Winthrop Rockefeller Honored for Civil Rights Work
Two-term Arkansas governor and Winrock namesake is inducted into Civil Rights Heritage Trail.
When the Rev. Martin Luther King was assassinated 50 years ago this month, Winthrop Rockefeller, then governor of Arkansas, was the only southern governor to hold a memorial for King in his state. This is just one of many reasons why Rockefeller is being inducted into the Arkansas Civil Rights Heritage Trail, which honors those who made significant contributions to civil rights in the state.
Rockefeller was inaugurated governor of Arkansas in 1967, becoming the state’s first Republican governor since Reconstruction. During his two terms in office, Rockefeller appointed a number of African Americans to state commissions and departments, worked to reform the state’s criminal justice system and completed the integration of the public schools.

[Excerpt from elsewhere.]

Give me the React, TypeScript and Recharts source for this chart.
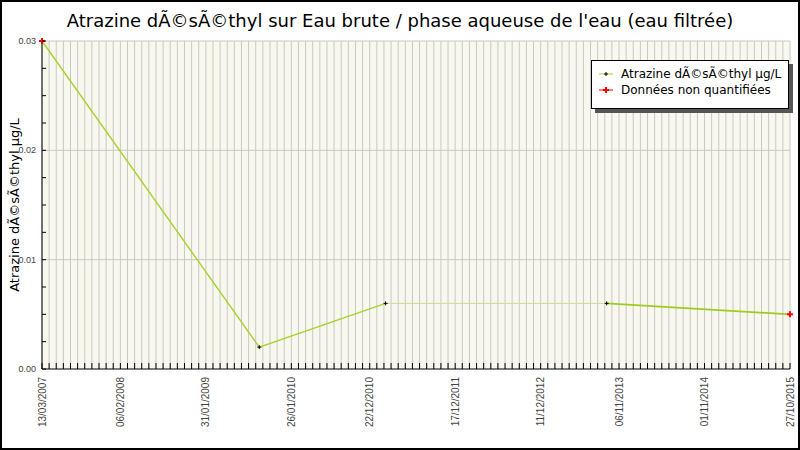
import { ComposedChart, Line, XAxis, YAxis, CartesianGrid, Legend } from "recharts";

const TITLE = "Atrazine dÃ©sÃ©thyl sur Eau brute / phase aqueuse de l'eau (eau filtrée)";
const Y_LABEL = "Atrazine dÃ©sÃ©thyl µg/L";

// samples
const sampleDates = ["13/03/2007", "13/09/2009", "27/02/2011", "15/09/2013", "27/10/2015"];
const sampleValues = [0.03, 0.002, 0.006, 0.006, 0.005];
const nonQuantified = [true, false, false, false, true];

// axis labels
const xTickLabels = ["13/03/2007", "06/02/2008", "31/01/2009", "26/01/2010", "22/12/2010", "17/12/2011", "11/12/2012", "06/11/2013", "01/11/2014", "27/10/2015"];
const yMajorTicks = [0, 0.01, 0.02, 0.03];
const yMinorStep = 0.0025;
const gridStepDays = 30;

const DAY = 86400000;
const toDay = (s: string) => {
  const [d, m, y] = s.split("/").map(Number);
  return Date.UTC(y, m - 1, d) / DAY;
};

const xStart = toDay(xTickLabels[0]);
const xEnd = toDay(xTickLabels[xTickLabels.length - 1]);
const xLabelDays = xTickLabels.map(toDay);
const xGridTicks: number[] = [];
for (let t = xStart; t <= xEnd + 0.5; t += gridStepDays) xGridTicks.push(t);
const yTicks: number[] = [];
for (let v = 0; v <= 0.03 + 1e-9; v += yMinorStep) yTicks.push(Number(v.toFixed(4)));

// line pieces, by sample index
const segments = [
  { key: "s1", from: 0, to: 2, color: "#a9d22c", width: 1.4 },
  { key: "s2", from: 2, to: 3, color: "#c6e190", width: 1 },
  { key: "s3", from: 3, to: 4, color: "#9fcb1e", width: 1.8 },
];

const data = sampleDates.map((d, i) => {
  const row: Record<string, number | null> = { t: toDay(d) };
  segments.forEach((s) => {
    row[s.key] = i >= s.from && i <= s.to ? sampleValues[i] : null;
  });
  row.q = nonQuantified[i] ? null : sampleValues[i];
  row.nq = nonQuantified[i] ? sampleValues[i] : null;
  return row;
});

const fmtDay = (t: number) => {
  const d = new Date(t * DAY);
  const p = (n: number) => String(n).padStart(2, "0");
  return `${p(d.getUTCDate())}/${p(d.getUTCMonth() + 1)}/${d.getUTCFullYear()}`;
};

function XTick({ x, y, payload }: any) {
  const isLabel = xLabelDays.some((t) => Math.abs(t - payload.value) < 0.5);
  return (
    <g>
      <line x1={x} y1={y} x2={x} y2={y - 6} stroke="#000" strokeWidth={1} />
      {isLabel && (
        <text
          x={x}
          y={y + 8}
          transform={`rotate(-90, ${x}, ${y + 8})`}
          textAnchor="end"
          dy="0.35em"
          fontSize={10}
          fill="#444"
          fontFamily="Liberation Sans, Arial, sans-serif"
        >
          {fmtDay(payload.value)}
        </text>
      )}
    </g>
  );
}

function YTick({ x, y, payload }: any) {
  const isMajor = yMajorTicks.some((v) => Math.abs(v - payload.value) < 1e-6);
  return (
    <g>
      <line x1={x} y1={y} x2={x + 4} y2={y} stroke="#000" strokeWidth={1} />
      {isMajor && (
        <text x={x - 6} y={y} dy="0.35em" textAnchor="end" fontSize={9} fill="#444" fontFamily="Liberation Sans, Arial, sans-serif">
          {payload.value.toFixed(2)}
        </text>
      )}
    </g>
  );
}

const Cross = ({ cx, cy, color, size, width }: any) => {
  if (cx == null || cy == null) return null;
  return (
    <g>
      <line x1={cx - size} y1={cy} x2={cx + size} y2={cy} stroke={color} strokeWidth={width} />
      <line x1={cx} y1={cy - size} x2={cx} y2={cy + size} stroke={color} strokeWidth={width} />
    </g>
  );
};

function LegendBox() {
  const items = [
    { label: "Atrazine dÃ©sÃ©thyl µg/L", line: "#a9d22c", mark: "#000", size: 2, w: 1 },
    { label: "Données non quantifiées", line: "#ff0000", mark: "#ff0000", size: 3, w: 2 },
  ];
  return (
    <div
      style={{
        width: 191,
        height: 42,
        border: "1px solid #000",
        background: "#fff",
        boxShadow: "4px 4px 0 #555",
        fontFamily: "DejaVu Sans, sans-serif",
        fontSize: 12,
        color: "#000",
        padding: "5px 0 0 5px",
        boxSizing: "content-box",
      }}
    >
      {items.map((it) => (
        <div key={it.label} style={{ display: "flex", alignItems: "center", height: 16 }}>
          <svg width={14} height={10} style={{ marginRight: 8, marginLeft: 2 }}>
            <line x1={0} y1={5} x2={14} y2={5} stroke={it.line} strokeWidth={1} />
            <line x1={7 - it.size} y1={5} x2={7 + it.size} y2={5} stroke={it.mark} strokeWidth={it.w} />
            <line x1={7} y1={5 - it.size} x2={7} y2={5 + it.size} stroke={it.mark} strokeWidth={it.w} />
          </svg>
          <span>{it.label}</span>
        </div>
      ))}
    </div>
  );
}

export default function App() {
  return (
    <div
      style={{
        position: "relative",
        width: 800,
        height: 450,
        boxSizing: "border-box",
        border: "2px solid #000",
        background: "#fff",
        overflow: "hidden",
      }}
    >
      <style>{`body{margin:0}`}</style>
      <div
        style={{
          position: "absolute",
          top: 8,
          left: 0,
          width: 796,
          textAlign: "center",
          fontFamily: "DejaVu Sans, sans-serif",
          fontSize: 18,
          color: "#000",
        }}
      >
        {TITLE}
      </div>
      <div style={{ position: "absolute", top: -2, left: -2 }}>
        <ComposedChart width={800} height={450} data={data} margin={{ top: 41, right: 10, bottom: 0, left: 0 }}>
          <CartesianGrid
            fill="#f8f8ef"
            stroke="#c8c8c8"
            strokeWidth={1}
            horizontalValues={[0.01, 0.02, 0.03]}
            verticalValues={xGridTicks}
          />
          <XAxis
            dataKey="t"
            type="number"
            domain={[xStart, xEnd]}
            ticks={xGridTicks}
            interval={0}
            height={81}
            tickSize={0}
            tickMargin={0}
            tickLine={false}
            axisLine={{ stroke: "#000" }}
            tick={<XTick />}
          />
          <YAxis
            type="number"
            domain={[0, 0.03]}
            ticks={yTicks}
            interval={0}
            width={42}
            tickSize={0}
            tickMargin={0}
            tickLine={false}
            axisLine={{ stroke: "#000" }}
            tick={<YTick />}
            label={({ viewBox }: any) => (
              <text
                x={14}
                y={viewBox.y + viewBox.height / 2}
                transform={`rotate(-90, 14, ${viewBox.y + viewBox.height / 2})`}
                textAnchor="middle"
                dy="0.35em"
                fontSize={13}
                fontFamily="DejaVu Sans, sans-serif"
                fill="#000"
              >
                {Y_LABEL}
              </text>
            )}
          />
          <Legend layout="vertical" align="center" verticalAlign="middle" content={<LegendBox />} wrapperStyle={{ top: 60, left: 591, width: "auto" }} />
          {segments.map((s) => (
            <Line
              key={s.key}
              dataKey={s.key}
              type="linear"
              stroke={s.color}
              strokeWidth={s.width}
              dot={false}
              activeDot={false}
              connectNulls={false}
              isAnimationActive={false}
              legendType="none"
            />
          ))}
          <Line
            dataKey="q"
            stroke="none"
            isAnimationActive={false}
            activeDot={false}
            legendType="none"
            dot={(p: any) => <Cross key={`q${p.index}`} cx={p.cx} cy={p.cy} color="#000" size={2} width={1} />}
          />
          <Line
            dataKey="nq"
            stroke="none"
            isAnimationActive={false}
            activeDot={false}
            legendType="none"
            dot={(p: any) => <Cross key={`nq${p.index}`} cx={p.cx} cy={p.cy} color="#ff0000" size={3} width={2} />}
          />
        </ComposedChart>
      </div>
    </div>
  );
}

The grandson of Standard Oil’s John D. Rockefeller, Winthrop Rockefeller moved to Arkansas in 1953 and established Winrock Farms as a model farm and livestock center to demonstrate state-of-the-art agricultural methods. As chairman of the Arkansas Industrial Development Commission, Rockefeller brought 600 new plants and 90,000 new jobs to the state.
After Rockefeller’s death in 1973, trustees of his estate created the Winrock International Research and Training Center to further his wish that the farm be “venturesome and innovative” and provide tools to help people help themselves. In 1985, the Center merged with two other Rockefeller foundations, the Agricultural Development Council (A/D/C) and the International Agricultural Development Service (IADS) to become Winrock International.
The Arkansas Civil Rights Heritage Trail begins in front of Arkansas’s Old State House Convention Center in Little Rock and will eventually extend to the William J. Clinton Presidential Center and Park and other points throughout the city.